Fouling Mechanism of Ultrafiltration Polypiperazine Amide Membrane during Catalytic Conversion of Thiophene in Petroleum Fraction via Hybrid Membrane Photocatalytic Reactor (MPR)
Keywords:fouling mechansim, membrane, catalytic conversion, thiophene, petroleum fraction, blocking filtration law
In many centuries, petroleum industry has been established and greatly developed to produce many types of products such as gasoline, diesel, naphtha, kerosene and fuel oil. These products are obtained from the refinery and distillation of the crude oil. However, sulfur pollutants like thiophene subsequently contained in the petroleum products. Thiophene can cause deactivation of catalysts, promote formation of coke and damage the equipment including corrode the pipelines and pumping systems used in refining process. Membrane photocatalytic reactor (MPR) is the promising method that can degrade the sulfur pollutant in petroleum fraction. The zinc oxide-Cymbopogon citratus (ZnO-CC) nanoparticles was used due to its good photodegradation properties as well as the use of ultrafiltration polypiperazine amide (UF-PPA) membrane in this hybrid system. The drawback in utilization of the membrane is membrane fouling mechanisms that included complete blocking, intermediate blocking, standard blocking and cake formation may occurred during the photodegradation of thiophene and eventually affect the membrane flux decline.
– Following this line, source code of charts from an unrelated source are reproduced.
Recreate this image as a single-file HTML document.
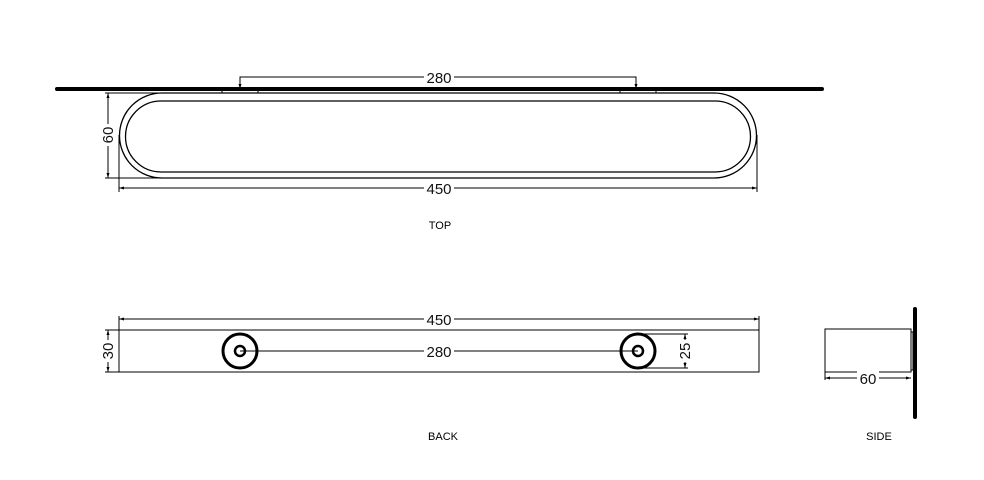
<!DOCTYPE html>
<html><head><style>body{margin:0;background:#fff}svg{display:block}</style></head><body>
<svg width="984" height="480" viewBox="0 0 984 480" xmlns="http://www.w3.org/2000/svg" font-family="Liberation Sans, sans-serif">
<defs><marker id="a" viewBox="0 0 10 10" refX="10" refY="5" markerWidth="7" markerHeight="5" orient="auto-start-reverse"><path d="M0,2L10,5L0,8z" fill="#000"/></marker></defs>
<g fill="none" stroke="#000" stroke-width="1">
<!-- TOP -->
<line x1="57" y1="89" x2="822" y2="89" stroke-width="4" stroke-linecap="round"/>
<rect x="222" y="89" width="36" height="4"/>
<rect x="620" y="89" width="36" height="4"/>
<path d="M162,93H714A42.5,42.5 0 0 1 714,178H162A42.5,42.5 0 0 1 162,93Z" stroke-width="1.3"/>
<path d="M161,101H715A35.5,35.5 0 0 1 715,172H161A35.5,35.5 0 0 1 161,101Z" stroke-width="1.3"/>
<polyline points="240,89 240,77 636,77 636,89" marker-start="url(#a)" marker-end="url(#a)"/>
<line x1="119" y1="135" x2="119" y2="192"/><line x1="757" y1="135" x2="757" y2="192"/>
<line x1="119" y1="188" x2="757" y2="188" marker-start="url(#a)" marker-end="url(#a)"/>
<line x1="105" y1="93" x2="170" y2="93"/><line x1="105" y1="178" x2="170" y2="178"/>
<line x1="108" y1="93" x2="108" y2="178" marker-start="url(#a)" marker-end="url(#a)"/>
<!-- BACK -->
<rect x="119" y="330" width="640" height="42"/>
<line x1="119" y1="316" x2="119" y2="330"/><line x1="759" y1="316" x2="759" y2="330"/>
<line x1="119" y1="319" x2="759" y2="319" marker-start="url(#a)" marker-end="url(#a)"/>
<line x1="105" y1="330" x2="119" y2="330"/><line x1="105" y1="372" x2="119" y2="372"/>
<line x1="108" y1="330" x2="108" y2="372" marker-start="url(#a)" marker-end="url(#a)"/>
<line x1="240" y1="351" x2="638" y2="351"/>
<circle cx="240" cy="351" r="17" stroke-width="3"/><circle cx="240" cy="351" r="5" stroke-width="2.5"/>
<circle cx="638" cy="351" r="17" stroke-width="3"/><circle cx="638" cy="351" r="5" stroke-width="2.5"/>
<line x1="638" y1="334" x2="688" y2="334"/><line x1="638" y1="368" x2="688" y2="368"/>
<line x1="685" y1="334" x2="685" y2="368" marker-start="url(#a)" marker-end="url(#a)"/>
<!-- SIDE -->
<rect x="825" y="329" width="86" height="43"/>
<rect x="911" y="332" width="2" height="38"/>
<line x1="915" y1="309" x2="915" y2="417" stroke-width="4" stroke-linecap="round"/>
<line x1="825" y1="372" x2="825" y2="380"/>
<line x1="825" y1="378" x2="911" y2="378" marker-start="url(#a)" marker-end="url(#a)"/>
</g>
<g font-size="15" fill="#111" text-anchor="middle">
<rect x="424" y="70" width="30" height="14" fill="#fff"/><text x="439" y="83">280</text>
<rect x="424" y="181" width="30" height="14" fill="#fff"/><text x="439" y="194">450</text>
<rect x="101" y="124" width="14" height="22" fill="#fff"/><text transform="translate(113,135) rotate(-90)">60</text>
<rect x="424" y="312" width="30" height="14" fill="#fff"/><text x="439" y="325">450</text>
<rect x="424" y="344" width="30" height="14" fill="#fff"/><text x="439" y="357">280</text>
<rect x="101" y="340" width="14" height="22" fill="#fff"/><text transform="translate(113,351) rotate(-90)">30</text>
<rect x="678" y="340" width="14" height="22" fill="#fff"/><text transform="translate(690,351) rotate(-90)">25</text>
<rect x="857" y="371" width="22" height="14" fill="#fff"/><text x="868" y="384">60</text>
</g>
<g font-size="11" fill="#000" text-anchor="middle">
<text x="440" y="229">TOP</text>
<text x="443" y="440">BACK</text>
<text x="879" y="440">SIDE</text>
</g>
</svg>
</body></html>
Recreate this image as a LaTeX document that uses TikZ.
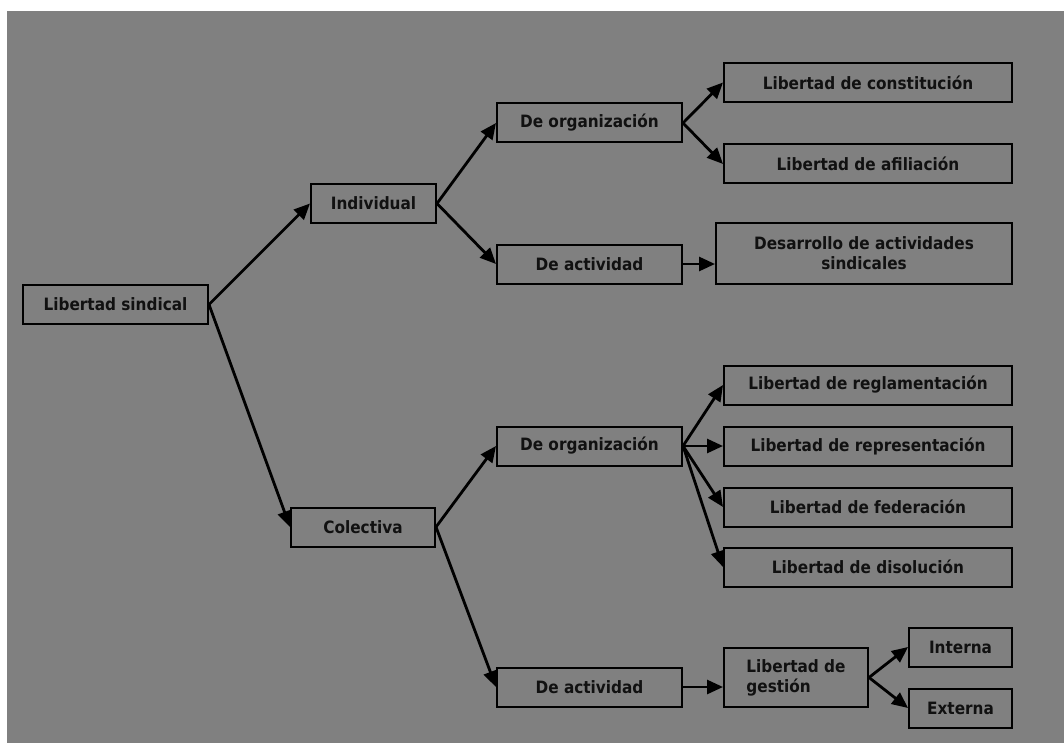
\documentclass[tikz,border=0pt]{standalone}
\usepackage{fontspec}
\setmainfont{DejaVu Sans Condensed}
\usepackage{tikz}
\usetikzlibrary{arrows.meta}
\definecolor{fondo}{HTML}{808080}
\definecolor{tinta}{HTML}{111111}
\tikzstyle{caja} = [draw=black, line width=2pt, rectangle, text=tinta,
    font=\bfseries\fontsize{17}{20}\selectfont, inner sep=2pt,
    minimum height=39pt, align=center]
\tikzstyle{flecha} = [line width=2.8pt, draw=black,
    -{Triangle[length=16pt,width=14pt]}, shorten <=-1pt]

\begin{document}
\begin{tikzpicture}[x=1pt, y=-1pt]
    \fill[white] (0,0) rectangle (1064,743);
    \fill[fondo] (7,11) rectangle (1064,743);
    \node [caja, minimum width=185pt] (sindical) at (115.5,304.5) {Libertad sindical};
    \node [caja, minimum width=125pt] (individual) at (373.5,203.5) {Individual};
    \node [caja, minimum width=144pt] (colectiva) at (363,527) {Colectiva};
    \node [caja, minimum width=185pt] (orgind) at (589.5,123) {De organización};
    \node [caja, minimum width=185pt] (actind) at (589.5,264) {De actividad};
    \node [caja, minimum width=288pt] (constitucion) at (868,82.5) {Libertad de constitución};
    \node [caja, minimum width=288pt] (afiliacion) at (868,164) {Libertad de afiliación};
    \node [caja, minimum width=296pt, minimum height=60pt] (desarrollo) at (864,253.5)
        {Desarrollo de actividades\\sindicales};
    \node [caja, minimum width=185pt] (orgcol) at (589.5,446) {De organización};
    \node [caja, minimum width=185pt] (actcol) at (589.5,687) {De actividad};
    \node [caja, minimum width=288pt] (reglamentacion) at (868,385) {Libertad de reglamentación};
    \node [caja, minimum width=288pt] (representacion) at (868,446) {Libertad de representación};
    \node [caja, minimum width=288pt] (federacion) at (868,507) {Libertad de federación};
    \node [caja, minimum width=288pt] (disolucion) at (868,567) {Libertad de disolución};
    \node [caja, minimum width=144pt, minimum height=59pt, align=left] (gestion) at (796,677.5)
        {Libertad de\\gestión};
    \node [caja, minimum width=103pt] (interna) at (960.5,647) {Interna};
    \node [caja, minimum width=103pt] (externa) at (960.5,708) {Externa};
    % primer nivel
    \draw [flecha] (sindical.east) -- (individual.west);
    \draw [flecha] (sindical.east) -- (colectiva.west);
    % individual
    \draw [flecha] (individual.east) -- (orgind.west);
    \draw [flecha] (individual.east) -- (actind.west);
    \draw [flecha] (orgind.east) -- (constitucion.west);
    \draw [flecha] (orgind.east) -- (afiliacion.west);
    \draw [flecha] (actind.east) -- (actind.east -| desarrollo.west);
    % colectiva
    \draw [flecha] (colectiva.east) -- (orgcol.west);
    \draw [flecha] (colectiva.east) -- (actcol.west);
    \foreach \destino in {reglamentacion, representacion, federacion, disolucion}
        \draw [flecha] (orgcol.east) -- (\destino.west);
    \draw [flecha] (actcol.east) -- (actcol.east -| gestion.west);
    \draw [flecha] (gestion.east) -- (interna.west);
    \draw [flecha] (gestion.east) -- (externa.west);
\end{tikzpicture}
\end{document}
Therefore, this study aims to elucidate the correlation between flux decline and mechanism fouling of membrane via model fitting in MATLAB software. It was found that both stage1 and 2 shown that the occurrence of cake formation under pH 10, initial concentration of 50 ppm and ZnO-CC loading of 0.08 g/L. However, the cake formation may occur rapidly in first stage as the K value (1.2×10-3) is higher than K value (7.8×10-4) in second stage. As the result, the flux declines constantly leading to the highest value of flux decline (0.35). Whereas the lowest flux decline (0.09) was under solution pH 2, initial concentration of 100 ppm and photocatalyst loading of 0.08. The initial concentration and photocatalyst loading also the parameters that can affect the thiophene degradation, but it is not critical as pH.